Dataset rows start

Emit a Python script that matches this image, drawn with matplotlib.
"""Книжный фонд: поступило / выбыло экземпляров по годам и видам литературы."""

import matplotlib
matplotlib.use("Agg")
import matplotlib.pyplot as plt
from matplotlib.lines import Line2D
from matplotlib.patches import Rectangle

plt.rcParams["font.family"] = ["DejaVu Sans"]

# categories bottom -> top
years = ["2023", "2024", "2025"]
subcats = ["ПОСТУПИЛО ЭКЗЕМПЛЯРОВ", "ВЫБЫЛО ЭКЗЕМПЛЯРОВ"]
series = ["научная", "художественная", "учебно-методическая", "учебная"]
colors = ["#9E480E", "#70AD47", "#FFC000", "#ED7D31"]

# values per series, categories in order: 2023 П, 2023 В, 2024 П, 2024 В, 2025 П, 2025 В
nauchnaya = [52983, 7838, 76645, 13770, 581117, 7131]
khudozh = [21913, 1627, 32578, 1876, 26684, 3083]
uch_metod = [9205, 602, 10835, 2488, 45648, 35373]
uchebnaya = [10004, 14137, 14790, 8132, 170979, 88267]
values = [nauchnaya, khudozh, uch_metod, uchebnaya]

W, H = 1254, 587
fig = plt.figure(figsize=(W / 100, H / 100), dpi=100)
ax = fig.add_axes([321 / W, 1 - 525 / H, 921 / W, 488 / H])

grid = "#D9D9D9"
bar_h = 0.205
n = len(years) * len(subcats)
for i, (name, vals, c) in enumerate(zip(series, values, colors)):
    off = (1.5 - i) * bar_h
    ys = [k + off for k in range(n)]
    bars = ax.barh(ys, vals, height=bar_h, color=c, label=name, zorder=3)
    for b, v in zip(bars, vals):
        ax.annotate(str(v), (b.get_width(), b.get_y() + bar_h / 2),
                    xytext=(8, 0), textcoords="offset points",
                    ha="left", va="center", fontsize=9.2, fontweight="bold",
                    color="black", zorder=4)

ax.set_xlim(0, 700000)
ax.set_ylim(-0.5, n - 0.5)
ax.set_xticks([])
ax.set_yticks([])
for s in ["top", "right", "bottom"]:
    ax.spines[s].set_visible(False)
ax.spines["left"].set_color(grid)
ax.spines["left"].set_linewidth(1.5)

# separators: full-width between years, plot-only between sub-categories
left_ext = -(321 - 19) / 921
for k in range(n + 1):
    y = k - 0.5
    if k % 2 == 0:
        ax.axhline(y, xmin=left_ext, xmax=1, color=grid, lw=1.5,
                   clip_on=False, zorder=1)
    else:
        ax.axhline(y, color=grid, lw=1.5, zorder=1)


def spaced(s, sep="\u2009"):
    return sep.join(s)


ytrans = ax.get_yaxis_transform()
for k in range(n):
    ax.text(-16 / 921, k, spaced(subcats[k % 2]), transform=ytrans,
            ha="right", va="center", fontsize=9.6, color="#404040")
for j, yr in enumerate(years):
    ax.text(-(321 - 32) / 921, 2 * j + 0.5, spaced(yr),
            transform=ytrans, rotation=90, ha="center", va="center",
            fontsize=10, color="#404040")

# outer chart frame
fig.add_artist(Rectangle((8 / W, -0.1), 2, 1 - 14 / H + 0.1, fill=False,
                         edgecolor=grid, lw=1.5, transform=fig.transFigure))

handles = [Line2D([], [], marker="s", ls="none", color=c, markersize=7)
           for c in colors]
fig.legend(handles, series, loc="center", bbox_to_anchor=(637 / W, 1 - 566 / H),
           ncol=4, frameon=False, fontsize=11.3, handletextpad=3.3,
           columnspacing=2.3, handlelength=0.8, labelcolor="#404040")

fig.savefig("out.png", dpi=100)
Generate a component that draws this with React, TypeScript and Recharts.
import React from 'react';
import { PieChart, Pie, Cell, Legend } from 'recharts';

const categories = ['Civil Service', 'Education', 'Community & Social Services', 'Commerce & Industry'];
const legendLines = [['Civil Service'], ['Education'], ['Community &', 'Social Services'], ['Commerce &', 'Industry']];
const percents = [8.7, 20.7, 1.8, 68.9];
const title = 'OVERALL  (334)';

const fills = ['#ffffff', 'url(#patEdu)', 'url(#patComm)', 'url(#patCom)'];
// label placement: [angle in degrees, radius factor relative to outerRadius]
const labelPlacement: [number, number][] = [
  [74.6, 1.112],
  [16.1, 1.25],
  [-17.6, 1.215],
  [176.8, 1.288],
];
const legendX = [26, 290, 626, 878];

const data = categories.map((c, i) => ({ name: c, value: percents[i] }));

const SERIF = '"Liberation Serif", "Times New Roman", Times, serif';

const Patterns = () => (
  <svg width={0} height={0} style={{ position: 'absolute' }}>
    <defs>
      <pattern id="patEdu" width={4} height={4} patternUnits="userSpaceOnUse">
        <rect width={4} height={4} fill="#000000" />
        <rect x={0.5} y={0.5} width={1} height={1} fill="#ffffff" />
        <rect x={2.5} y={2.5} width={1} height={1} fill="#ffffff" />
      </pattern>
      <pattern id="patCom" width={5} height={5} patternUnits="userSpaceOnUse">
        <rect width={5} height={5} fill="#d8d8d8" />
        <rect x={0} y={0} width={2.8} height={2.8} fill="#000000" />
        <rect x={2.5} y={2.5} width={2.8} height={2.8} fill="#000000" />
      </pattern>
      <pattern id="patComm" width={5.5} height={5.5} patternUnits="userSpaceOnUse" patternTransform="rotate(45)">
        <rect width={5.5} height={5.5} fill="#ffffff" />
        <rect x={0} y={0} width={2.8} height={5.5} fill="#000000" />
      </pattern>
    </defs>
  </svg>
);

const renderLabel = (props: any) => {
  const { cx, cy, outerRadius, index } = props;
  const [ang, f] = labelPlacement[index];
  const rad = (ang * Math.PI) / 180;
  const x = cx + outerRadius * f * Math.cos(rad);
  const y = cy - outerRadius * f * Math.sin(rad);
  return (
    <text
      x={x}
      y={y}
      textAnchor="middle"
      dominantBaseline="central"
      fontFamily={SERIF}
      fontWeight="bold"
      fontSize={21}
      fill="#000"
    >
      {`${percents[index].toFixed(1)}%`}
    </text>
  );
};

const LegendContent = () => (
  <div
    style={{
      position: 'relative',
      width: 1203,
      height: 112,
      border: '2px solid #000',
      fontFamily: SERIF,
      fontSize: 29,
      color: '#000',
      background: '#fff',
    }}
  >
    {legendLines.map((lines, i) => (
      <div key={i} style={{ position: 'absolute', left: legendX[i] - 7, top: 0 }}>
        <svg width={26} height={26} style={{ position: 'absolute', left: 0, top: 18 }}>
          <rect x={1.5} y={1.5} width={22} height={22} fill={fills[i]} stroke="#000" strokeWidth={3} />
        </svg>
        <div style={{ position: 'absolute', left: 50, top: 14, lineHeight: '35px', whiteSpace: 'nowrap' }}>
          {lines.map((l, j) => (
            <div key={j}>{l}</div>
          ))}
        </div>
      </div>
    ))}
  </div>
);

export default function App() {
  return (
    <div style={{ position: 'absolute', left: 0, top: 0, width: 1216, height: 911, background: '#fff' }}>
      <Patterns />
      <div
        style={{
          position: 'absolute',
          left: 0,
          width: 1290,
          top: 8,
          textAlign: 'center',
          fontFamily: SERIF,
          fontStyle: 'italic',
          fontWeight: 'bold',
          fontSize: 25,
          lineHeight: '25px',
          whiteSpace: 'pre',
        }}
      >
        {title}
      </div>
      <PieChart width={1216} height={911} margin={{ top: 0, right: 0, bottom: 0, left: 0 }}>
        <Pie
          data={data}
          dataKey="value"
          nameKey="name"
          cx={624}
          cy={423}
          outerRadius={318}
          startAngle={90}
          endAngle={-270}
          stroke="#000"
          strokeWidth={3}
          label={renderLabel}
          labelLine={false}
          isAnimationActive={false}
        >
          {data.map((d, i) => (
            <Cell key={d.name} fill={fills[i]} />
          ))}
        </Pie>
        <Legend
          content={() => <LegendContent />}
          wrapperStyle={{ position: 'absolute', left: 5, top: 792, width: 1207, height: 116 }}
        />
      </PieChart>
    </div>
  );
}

Dataset rows end
Dataset rows start

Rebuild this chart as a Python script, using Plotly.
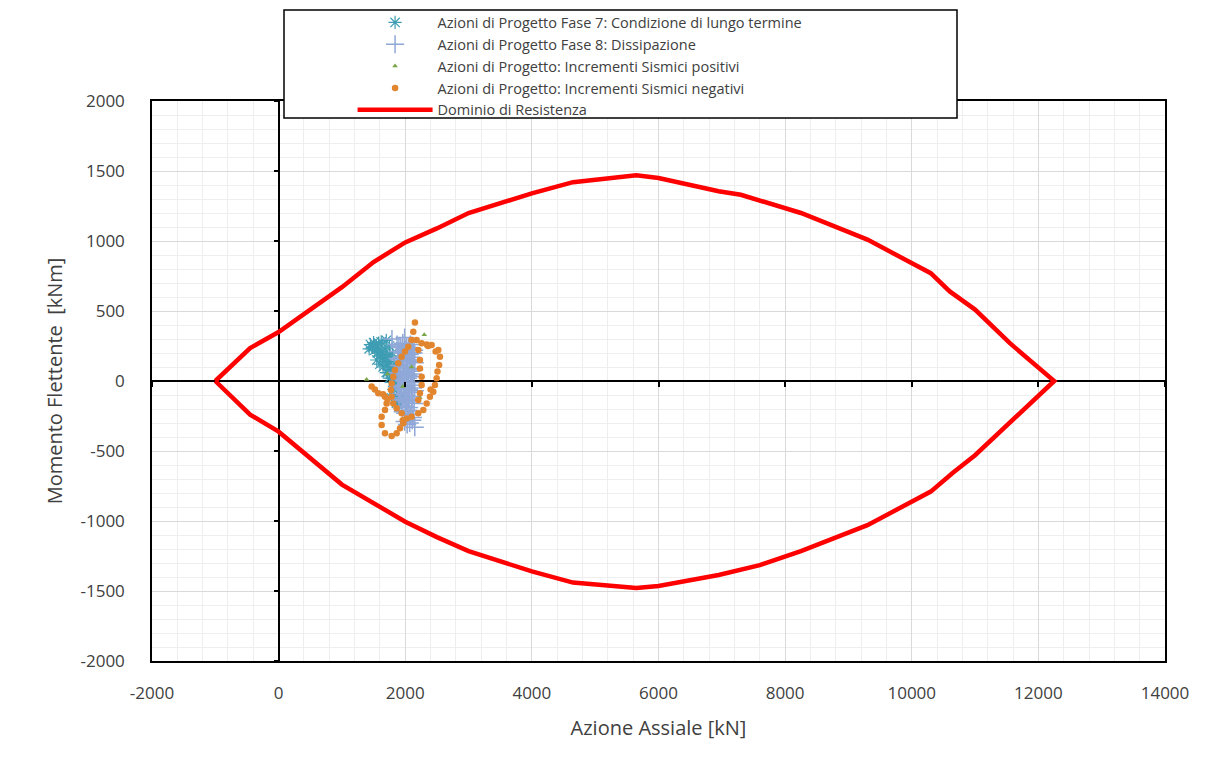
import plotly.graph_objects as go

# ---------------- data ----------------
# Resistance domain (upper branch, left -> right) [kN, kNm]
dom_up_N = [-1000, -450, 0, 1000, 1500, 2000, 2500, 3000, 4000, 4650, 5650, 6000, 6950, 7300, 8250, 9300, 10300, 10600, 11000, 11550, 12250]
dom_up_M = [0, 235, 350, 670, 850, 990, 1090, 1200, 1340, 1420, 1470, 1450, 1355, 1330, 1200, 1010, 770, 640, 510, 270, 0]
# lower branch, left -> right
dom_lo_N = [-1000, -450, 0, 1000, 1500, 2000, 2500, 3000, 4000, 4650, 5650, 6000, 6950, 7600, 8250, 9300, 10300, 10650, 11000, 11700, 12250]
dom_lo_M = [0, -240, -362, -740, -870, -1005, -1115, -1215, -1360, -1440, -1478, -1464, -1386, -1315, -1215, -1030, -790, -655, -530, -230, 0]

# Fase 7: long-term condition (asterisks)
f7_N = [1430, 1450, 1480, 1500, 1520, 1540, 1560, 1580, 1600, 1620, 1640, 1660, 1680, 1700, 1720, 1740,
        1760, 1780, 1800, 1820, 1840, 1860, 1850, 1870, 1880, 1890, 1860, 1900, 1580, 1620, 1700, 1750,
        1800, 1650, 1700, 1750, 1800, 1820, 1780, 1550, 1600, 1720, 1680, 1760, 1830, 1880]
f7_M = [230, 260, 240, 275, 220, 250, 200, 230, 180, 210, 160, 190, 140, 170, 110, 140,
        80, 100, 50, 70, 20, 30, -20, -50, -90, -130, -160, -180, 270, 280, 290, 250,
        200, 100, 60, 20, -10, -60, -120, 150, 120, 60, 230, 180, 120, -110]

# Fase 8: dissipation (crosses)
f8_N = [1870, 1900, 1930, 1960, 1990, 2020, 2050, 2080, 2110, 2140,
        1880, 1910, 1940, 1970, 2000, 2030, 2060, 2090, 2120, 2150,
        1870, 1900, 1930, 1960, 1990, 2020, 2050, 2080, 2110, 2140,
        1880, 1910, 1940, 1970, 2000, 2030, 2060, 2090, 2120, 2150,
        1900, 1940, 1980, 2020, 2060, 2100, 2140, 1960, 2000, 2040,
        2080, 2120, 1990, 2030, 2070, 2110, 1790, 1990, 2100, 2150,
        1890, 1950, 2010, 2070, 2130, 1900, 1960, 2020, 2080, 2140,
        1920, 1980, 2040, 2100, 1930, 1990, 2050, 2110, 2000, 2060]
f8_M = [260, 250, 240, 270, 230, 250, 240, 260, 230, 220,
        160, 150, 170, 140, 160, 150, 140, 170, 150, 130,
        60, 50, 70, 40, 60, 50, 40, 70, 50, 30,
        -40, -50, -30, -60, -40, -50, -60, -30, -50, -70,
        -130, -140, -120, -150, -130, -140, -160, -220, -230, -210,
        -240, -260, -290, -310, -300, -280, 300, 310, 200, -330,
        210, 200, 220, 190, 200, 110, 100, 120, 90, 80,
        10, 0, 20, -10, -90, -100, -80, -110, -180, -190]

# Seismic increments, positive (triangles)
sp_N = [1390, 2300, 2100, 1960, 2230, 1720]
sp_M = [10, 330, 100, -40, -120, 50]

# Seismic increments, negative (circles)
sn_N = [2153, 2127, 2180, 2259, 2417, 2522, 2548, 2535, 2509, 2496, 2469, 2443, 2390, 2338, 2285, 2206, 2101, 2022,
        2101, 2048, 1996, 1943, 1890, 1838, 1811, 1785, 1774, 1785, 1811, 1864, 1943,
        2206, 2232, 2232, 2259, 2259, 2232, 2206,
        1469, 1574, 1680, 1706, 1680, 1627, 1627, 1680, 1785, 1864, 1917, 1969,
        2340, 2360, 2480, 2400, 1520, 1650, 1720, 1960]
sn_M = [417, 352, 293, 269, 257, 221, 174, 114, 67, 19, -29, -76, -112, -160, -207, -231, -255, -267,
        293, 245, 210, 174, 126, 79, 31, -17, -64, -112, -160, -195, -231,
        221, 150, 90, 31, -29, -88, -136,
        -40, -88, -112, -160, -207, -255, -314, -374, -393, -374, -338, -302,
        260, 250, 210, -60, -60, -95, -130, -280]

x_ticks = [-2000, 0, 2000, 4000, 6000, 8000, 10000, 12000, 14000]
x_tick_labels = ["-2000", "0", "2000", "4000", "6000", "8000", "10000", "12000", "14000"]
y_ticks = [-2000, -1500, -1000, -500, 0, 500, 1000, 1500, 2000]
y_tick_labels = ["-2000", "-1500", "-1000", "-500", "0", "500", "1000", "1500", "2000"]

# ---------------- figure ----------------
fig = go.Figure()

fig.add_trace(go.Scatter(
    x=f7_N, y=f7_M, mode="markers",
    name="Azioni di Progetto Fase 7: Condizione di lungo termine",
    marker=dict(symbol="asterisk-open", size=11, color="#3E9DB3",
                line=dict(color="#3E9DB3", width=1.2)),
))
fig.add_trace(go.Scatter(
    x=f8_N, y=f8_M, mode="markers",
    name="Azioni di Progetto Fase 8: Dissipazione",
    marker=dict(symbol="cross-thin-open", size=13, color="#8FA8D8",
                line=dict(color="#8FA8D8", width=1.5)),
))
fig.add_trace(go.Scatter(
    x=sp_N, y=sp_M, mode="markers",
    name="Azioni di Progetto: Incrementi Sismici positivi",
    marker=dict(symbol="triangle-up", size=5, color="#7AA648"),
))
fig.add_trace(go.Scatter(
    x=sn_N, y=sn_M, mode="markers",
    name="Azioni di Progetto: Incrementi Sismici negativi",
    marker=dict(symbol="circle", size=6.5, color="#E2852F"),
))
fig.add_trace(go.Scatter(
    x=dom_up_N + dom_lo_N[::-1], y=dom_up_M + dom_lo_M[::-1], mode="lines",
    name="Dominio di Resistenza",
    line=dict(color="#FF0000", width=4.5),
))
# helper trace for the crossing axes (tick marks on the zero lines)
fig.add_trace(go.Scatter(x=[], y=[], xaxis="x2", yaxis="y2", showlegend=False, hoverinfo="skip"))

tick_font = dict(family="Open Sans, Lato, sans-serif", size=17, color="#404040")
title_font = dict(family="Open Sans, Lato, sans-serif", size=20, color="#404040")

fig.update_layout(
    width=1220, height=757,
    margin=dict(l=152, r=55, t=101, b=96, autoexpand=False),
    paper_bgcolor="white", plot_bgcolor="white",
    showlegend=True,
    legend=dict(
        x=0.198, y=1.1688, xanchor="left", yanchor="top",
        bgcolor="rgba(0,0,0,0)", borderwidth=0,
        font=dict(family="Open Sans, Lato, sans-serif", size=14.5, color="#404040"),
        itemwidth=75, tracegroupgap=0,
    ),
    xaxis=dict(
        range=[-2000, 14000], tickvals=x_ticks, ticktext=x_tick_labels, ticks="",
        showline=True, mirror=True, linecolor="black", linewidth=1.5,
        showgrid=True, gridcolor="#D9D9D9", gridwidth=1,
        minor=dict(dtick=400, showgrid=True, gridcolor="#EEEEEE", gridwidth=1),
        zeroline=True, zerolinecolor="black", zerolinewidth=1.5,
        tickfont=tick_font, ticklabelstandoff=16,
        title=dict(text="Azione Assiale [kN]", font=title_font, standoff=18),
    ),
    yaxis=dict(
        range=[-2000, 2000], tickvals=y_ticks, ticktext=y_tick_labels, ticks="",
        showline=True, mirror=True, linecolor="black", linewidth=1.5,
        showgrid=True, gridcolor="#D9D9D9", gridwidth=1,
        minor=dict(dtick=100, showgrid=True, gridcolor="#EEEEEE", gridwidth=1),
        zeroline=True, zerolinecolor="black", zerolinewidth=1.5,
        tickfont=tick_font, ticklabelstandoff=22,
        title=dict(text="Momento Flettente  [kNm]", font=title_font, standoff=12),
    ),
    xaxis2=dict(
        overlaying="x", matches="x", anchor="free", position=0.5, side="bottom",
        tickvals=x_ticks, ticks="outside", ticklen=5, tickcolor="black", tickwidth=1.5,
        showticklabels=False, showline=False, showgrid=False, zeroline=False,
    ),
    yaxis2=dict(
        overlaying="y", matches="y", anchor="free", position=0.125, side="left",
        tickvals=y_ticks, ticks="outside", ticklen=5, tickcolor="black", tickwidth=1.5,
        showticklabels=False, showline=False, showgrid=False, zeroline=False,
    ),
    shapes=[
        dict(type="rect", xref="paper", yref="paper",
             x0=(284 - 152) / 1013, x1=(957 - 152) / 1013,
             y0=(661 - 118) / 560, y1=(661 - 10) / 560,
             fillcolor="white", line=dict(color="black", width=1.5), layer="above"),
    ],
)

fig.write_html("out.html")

Dataset rows end

Your goal >> Nothing beyond the required lines should be retyped: start with the line that contains "Generate a component" and finish with the line that contains "Pie, Cell, Legend".

Result of the task >>
Generate a component that draws this with React, TypeScript and Recharts.
import React from 'react';
import { PieChart, Pie, Cell, Legend } from 'recharts';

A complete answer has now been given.